Partial truckload versus full truckload perspective

In many operations, the difference between 18 linear feet and 24 linear feet can change the buying strategy. Around the lower end, LTL or volume LTL may remain competitive, especially if the freight is light and dense. As the occupied footage rises, partial truckload becomes more attractive because the shipment starts to block enough floor space that dedicated handling may reduce risk and improve transit performance. Once the shipment occupies most of the trailer, a full truckload rate often becomes the clearest operational choice.

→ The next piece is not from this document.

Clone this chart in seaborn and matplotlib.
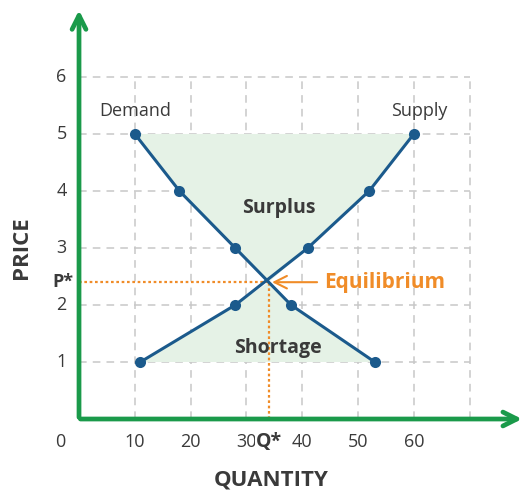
import numpy as np
import pandas as pd
import matplotlib.pyplot as plt
import seaborn as sns

# datos
demand_q = [10, 18, 28, 38, 53]
demand_p = [5, 4, 3, 2, 1]
supply_q = [11, 28, 41, 52, 60]
supply_p = [1, 2, 3, 4, 5]
eq_q, eq_p = 34, 2.4
x_ticks = [10, 20, 30, 40, 50, 60]
y_ticks = [1, 2, 3, 4, 5, 6]

sns.set_style("white")
plt.rcParams['font.family'] = ['Open Sans', 'DejaVu Sans']

green = '#1a9a4a'
blue = '#1b5a8c'
orange = '#f08c28'
grey = '#3a3a3a'
fill_col = '#e5f2e6'

df = pd.concat([
    pd.DataFrame({'Q': demand_q, 'P': demand_p, 'curve': 'Demand'}),
    pd.DataFrame({'Q': supply_q, 'P': supply_p, 'curve': 'Supply'}),
])

fig = plt.figure(figsize=(5.31, 4.95), dpi=100)
ax = fig.add_axes([0, 0, 1, 1])
ax.set_xlim(-14.16, 81.0)
ax.set_ylim(-1.333, 7.35)
ax.axis('off')

# rejilla discontinua hasta 70 / 6
ax.hlines(y_ticks, 0, 70, colors='#c8c8c8', linestyles=(0, (5, 4)), lw=1.1, zorder=0)
ax.vlines(x_ticks + [70], 0, 6, colors='#c8c8c8', linestyles=(0, (5, 4)), lw=1.1, zorder=0)

# zonas sombreadas (excedente y escasez)
dp = np.array(demand_p)
sp = np.array(supply_p)
dq = np.array(demand_q)
sq = np.array(supply_q)
up_x = [eq_q] + list(dq[dp > eq_p][::-1]) + list(sq[sp > eq_p][::-1])
up_y = [eq_p] + list(dp[dp > eq_p][::-1]) + list(sp[sp > eq_p][::-1])
lo_x = [eq_q] + list(sq[sp < eq_p][::-1]) + list(dq[dp < eq_p][::-1])
lo_y = [eq_p] + list(sp[sp < eq_p][::-1]) + list(dp[dp < eq_p][::-1])
ax.fill(up_x, up_y, color=fill_col, zorder=1, lw=0)
ax.fill(lo_x, lo_y, color=fill_col, zorder=1, lw=0)

# lineas de equilibrio
ax.plot([0, eq_q], [eq_p, eq_p], color=orange, ls=(0, (1.2, 1.2)), lw=1.6, zorder=2)
ax.plot([eq_q, eq_q], [0, eq_p], color=orange, ls=(0, (1.2, 1.2)), lw=1.6, zorder=2)

# curvas
sns.lineplot(data=df, x='Q', y='P', units='curve', estimator=None, sort=False,
             color=blue, lw=2.2, marker='o', markersize=8, markeredgewidth=0,
             ax=ax, zorder=3)

# ejes verdes con flecha
ax.annotate('', xy=(0, 7.22), xytext=(0, -0.02),
            arrowprops=dict(arrowstyle='->,head_length=1.0,head_width=0.5', color=green, lw=3.4), zorder=4)
ax.annotate('', xy=(79.9, 0), xytext=(-0.25, 0),
            arrowprops=dict(arrowstyle='->,head_length=1.0,head_width=0.5', color=green, lw=3.4), zorder=4)

# etiquetas de ticks
for t in x_ticks:
    ax.text(t, -0.4, str(t), ha='center', va='center', fontsize=13, color=grey)
ax.text(-3.4, -0.4, '0', ha='center', va='center', fontsize=13, color=grey)
for t in y_ticks:
    ax.text(-2.2, t, str(t), ha='right', va='center', fontsize=13, color=grey)
ax.text(-1.0, eq_p, 'P*', ha='right', va='center', fontsize=13, color=grey, fontweight='bold')
ax.text(eq_q, -0.4, 'Q*', ha='center', va='center', fontsize=14, color=grey, fontweight='bold',
        bbox=dict(facecolor='white', edgecolor='none', pad=0.3))

ax.text(-10.3, 3.0, 'PRICE', rotation=90, ha='center', va='center', fontsize=16,
        fontweight='bold', color=grey)
ax.text(34.5, -1.07, 'QUANTITY', ha='center', va='center', fontsize=16,
        fontweight='bold', color=grey)

ax.text(10.0, 5.4, 'Demand', ha='center', va='center', fontsize=13, color=grey)
ax.text(61.0, 5.4, 'Supply', ha='center', va='center', fontsize=13, color=grey)
ax.text(35.8, 3.7, 'Surplus', ha='center', va='center', fontsize=14, color=grey, fontweight='bold')
ax.text(35.6, 1.25, 'Shortage', ha='center', va='center', fontsize=14, color=grey, fontweight='bold')

ax.annotate('Equilibrium', xy=(eq_q + 0.6, eq_p), xytext=(44.0, eq_p),
            ha='left', va='center', fontsize=15, color=orange, fontweight='bold',
            arrowprops=dict(arrowstyle='->,head_length=0.6,head_width=0.3', color=orange, lw=1.5,
                            shrinkA=3, shrinkB=0))

plt.savefig('out.png', dpi=100)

This is why logistics teams often track trailer feet alongside pallet count. Pallet count is easy to say, but trailer feet tells the more actionable story. Two shipments may both have 12 pallets, yet one could consume 24 feet while another takes 48 feet depending on dimensions and stackability. A well used feet of trailer calculator exposes that difference instantly.

Bottom line

A feet of trailer calculator is a practical planning tool for understanding how much floor space freight occupies inside a trailer. It supports quoting, mode selection, dock planning, and transportation cost control. If you enter accurate pallet dimensions and realistic handling assumptions, the estimate becomes a valuable operating benchmark. Use it to decide whether your freight belongs in an LTL network, a partial truckload move, or a dedicated trailer booking. Then validate the result against any carrier specific loading rules before final dispatch.

For the best results, pair this calculator with actual shipment dimensions, warehouse load diagrams, and carrier guidance. That approach gives you a stronger estimate, fewer exceptions, and more confident decisions about trailer utilization.